Buttigieg, Klobuchar and Warren could fall short of capturing delegates in South Carolina, forcing a new round of questions about their ability to build a coalition that looks like the Democratic Party. But presidential campaigns usually don’t end until the money runs out, so the question isn’t whether any of them drop out after South Carolina — they almost certainly won’t — it’s what their donors decide about what South Carolina means in the overall process.


Black South Carolinians get much of the spotlight, and deservedly so since it’s the first Democratic contest with an often-determinative black contingent.

But a third or more of the electorate Saturday is likely to be white, and in the South, that group leans more moderate or at least pragmatic than the other three states.

How they decide among the many non-Sanders candidates will be telling. And it’s worth noting that white South Carolina Democrats, because they share a state party with so many African Americans, are more likely than white Democrats in overwhelmingly white Iowa or New Hampshire to consider candidates’ appeal across racial lines.

“I have heard several (voters) who have changed their votes in the past couple of days, who like other candidates but are going to support Joe Biden because they feel he has a better chance to win," said James Smith, South Carolina Democrats’ 2018 nominee for governor and a Biden supporter.

Beyond South Carolina, Biden needs that same kind of consolidation away from Bloomberg, who isn’t on the South Carolina ballot. But he drew much of his support nationally from more moderate voters, many of whom are white and who saw Biden as weak heading into Iowa and afterward.


Bloomberg’s staggering spending on Super Tuesday states has overshadowed the fact that there’s another billionaire in the race.

Tom Steyer has topped the spending charts in February contests. Yet the California environmental activist has yet to secure a single delegate in Iowa, New Hampshire or Nevada.

He’s placed special effort on South Carolina, with some polls suggesting he got a foothold.
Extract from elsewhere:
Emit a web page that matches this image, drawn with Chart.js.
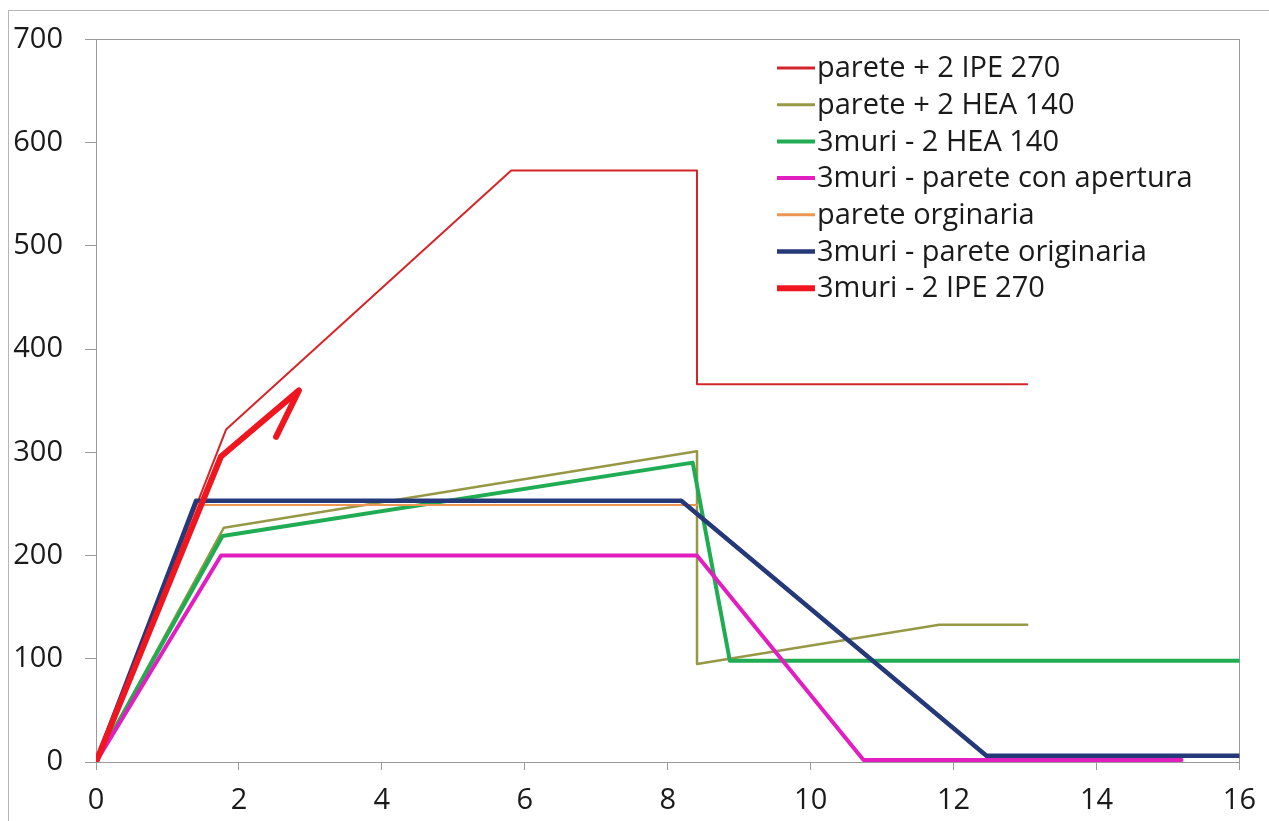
<!DOCTYPE html>
<html>
<head>
<meta charset="utf-8">
<script src="https://cdn.jsdelivr.net/npm/chart.js@4"></script>
<style>
  body { margin: 0; background: #fff; }
  #chart { display: block; }
</style>
</head>
<body>
<canvas id="chart" width="1269" height="821"></canvas>
<script>
// series labels, in legend order
const seriesNames = [
    'parete + 2 IPE 270',
    'parete + 2 HEA 140',
    '3muri - 2 HEA 140',
    '3muri - parete con apertura',
    'parete orginaria',
    '3muri - parete originaria',
    '3muri - 2 IPE 270'
];

// values
const ipeWallX = [0, 1.82, 5.81, 8.41, 8.41, 13.03];
const ipeWallY = [0, 322, 573, 573, 366, 366];

const heaWallX = [0, 1.79, 8.41, 8.41, 11.8, 13.03];
const heaWallY = [0, 227, 301, 95, 133, 133];

const heaMuriX = [0, 1.77, 8.35, 8.87, 16];
const heaMuriY = [0, 219, 290, 98, 98];

const openingMuriX = [0, 1.75, 8.41, 10.74, 15.19];
const openingMuriY = [0, 200, 200, 2, 2];

const originalWallX = [0, 1.47, 8.41];
const originalWallY = [0, 249, 249];

const originalMuriX = [0, 1.40, 8.19, 12.46, 16];
const originalMuriY = [0, 253, 253, 6, 6];

const ipeMuriX = [0, 1.75, 2.84, 2.52];
const ipeMuriY = [0, 296, 360, 315];

const xTicks = [0, 2, 4, 6, 8, 10, 12, 14, 16];
const yTicks = [0, 100, 200, 300, 400, 500, 600, 700];

const colors = ['rgb(212,38,42)', 'rgb(150,152,70)', 'rgb(32,172,82)', 'rgb(226,30,192)',
                'rgb(236,150,84)', 'rgb(36,56,122)', 'rgb(240,22,32)'];
const widths = [2, 2.5, 4, 4, 2, 4.5, 6];

function pts(xs, ys) {
    return xs.map((x, i) => ({ x: x, y: ys[i] }));
}

const allData = [
    pts(ipeWallX, ipeWallY),
    pts(heaWallX, heaWallY),
    pts(heaMuriX, heaMuriY),
    pts(openingMuriX, openingMuriY),
    pts(originalWallX, originalWallY),
    pts(originalMuriX, originalMuriY),
    pts(ipeMuriX, ipeMuriY)
];

const datasets = allData.map((d, i) => ({
    label: seriesNames[i],
    data: d,
    showLine: true,
    borderColor: colors[i],
    backgroundColor: colors[i],
    borderWidth: widths[i],
    borderJoinStyle: 'round',
    borderCapStyle: 'round',
    pointRadius: 0,
    order: allData.length - 1 - i
}));

const FONT = '"Open Sans", sans-serif';

// frame around plot area + outer picture border
const framePlugin = {
    id: 'frame',
    beforeDatasetsDraw(chart) {
        const ctx = chart.ctx;
        const a = chart.chartArea;
        ctx.save();
        ctx.strokeStyle = '#b5b5b5';
        ctx.lineWidth = 1;
        ctx.strokeRect(8.5, 10.5, 1270, 830);
        ctx.strokeStyle = '#9a9a9a';
        ctx.strokeRect(Math.round(a.left) + 0.5, Math.round(a.top) + 0.5,
                       Math.round(a.right - a.left), Math.round(a.bottom - a.top));
        ctx.restore();
    }
};

// legend drawn inside the plot like the original
const legendPlugin = {
    id: 'insideLegend',
    afterDatasetsDraw(chart) {
        const ctx = chart.ctx;
        ctx.save();
        ctx.font = '29px ' + FONT;
        ctx.textBaseline = 'middle';
        chart.data.datasets.forEach((ds, i) => {
            const y = 68 + i * 36.7;
            ctx.strokeStyle = ds.borderColor;
            ctx.lineWidth = Math.max(3, ds.borderWidth);
            ctx.beginPath();
            ctx.moveTo(777, y);
            ctx.lineTo(815, y);
            ctx.stroke();
            ctx.fillStyle = '#1a1a1a';
            ctx.fillText(ds.label, 817, y + 1);
        });
        ctx.restore();
    }
};

new Chart(document.getElementById('chart'), {
    type: 'scatter',
    data: { datasets: datasets },
    options: {
        responsive: false,
        animation: false,
        layout: { padding: { left: 0, right: 27, top: 31, bottom: 0 } },
        plugins: {
            legend: { display: false },
            tooltip: { enabled: false }
        },
        scales: {
            x: {
                type: 'linear',
                min: 0,
                max: 16,
                afterBuildTicks: s => { s.ticks = xTicks.map(v => ({ value: v })); },
                afterFit: s => { s.height = 59; },
                grid: { drawOnChartArea: false, tickLength: 8, tickColor: '#9a9a9a' },
                border: { color: '#9a9a9a' },
                ticks: { color: '#1a1a1a', padding: 13, font: { family: FONT, size: 29 } }
            },
            y: {
                type: 'linear',
                min: 0,
                max: 700,
                afterBuildTicks: s => { s.ticks = yTicks.map(v => ({ value: v })); },
                afterFit: s => { s.width = 96; },
                grid: { drawOnChartArea: false, tickLength: 11, tickColor: '#9a9a9a' },
                border: { color: '#9a9a9a' },
                ticks: { color: '#1a1a1a', padding: 22, font: { family: FONT, size: 29 } }
            }
        }
    },
    plugins: [framePlugin, legendPlugin]
});
</script>
</body>
</html>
But he also could recede — as he did in Nevada — if the apparent Biden momentum builds. That could be a harbinger for Bloomberg on Super Tuesday.

The former New York mayor doesn’t explicitly say it, but his entire campaign has hinged on the idea that he’d become the competent, centrist stand-in once Biden collapsed in the early states. But if Steyer’s mega-spending can’t mount a notable delegate haul in any early state, it may not bode well for Bloomberg’s return-on-investment as he awaits voters’ judgment on Super Tuesday.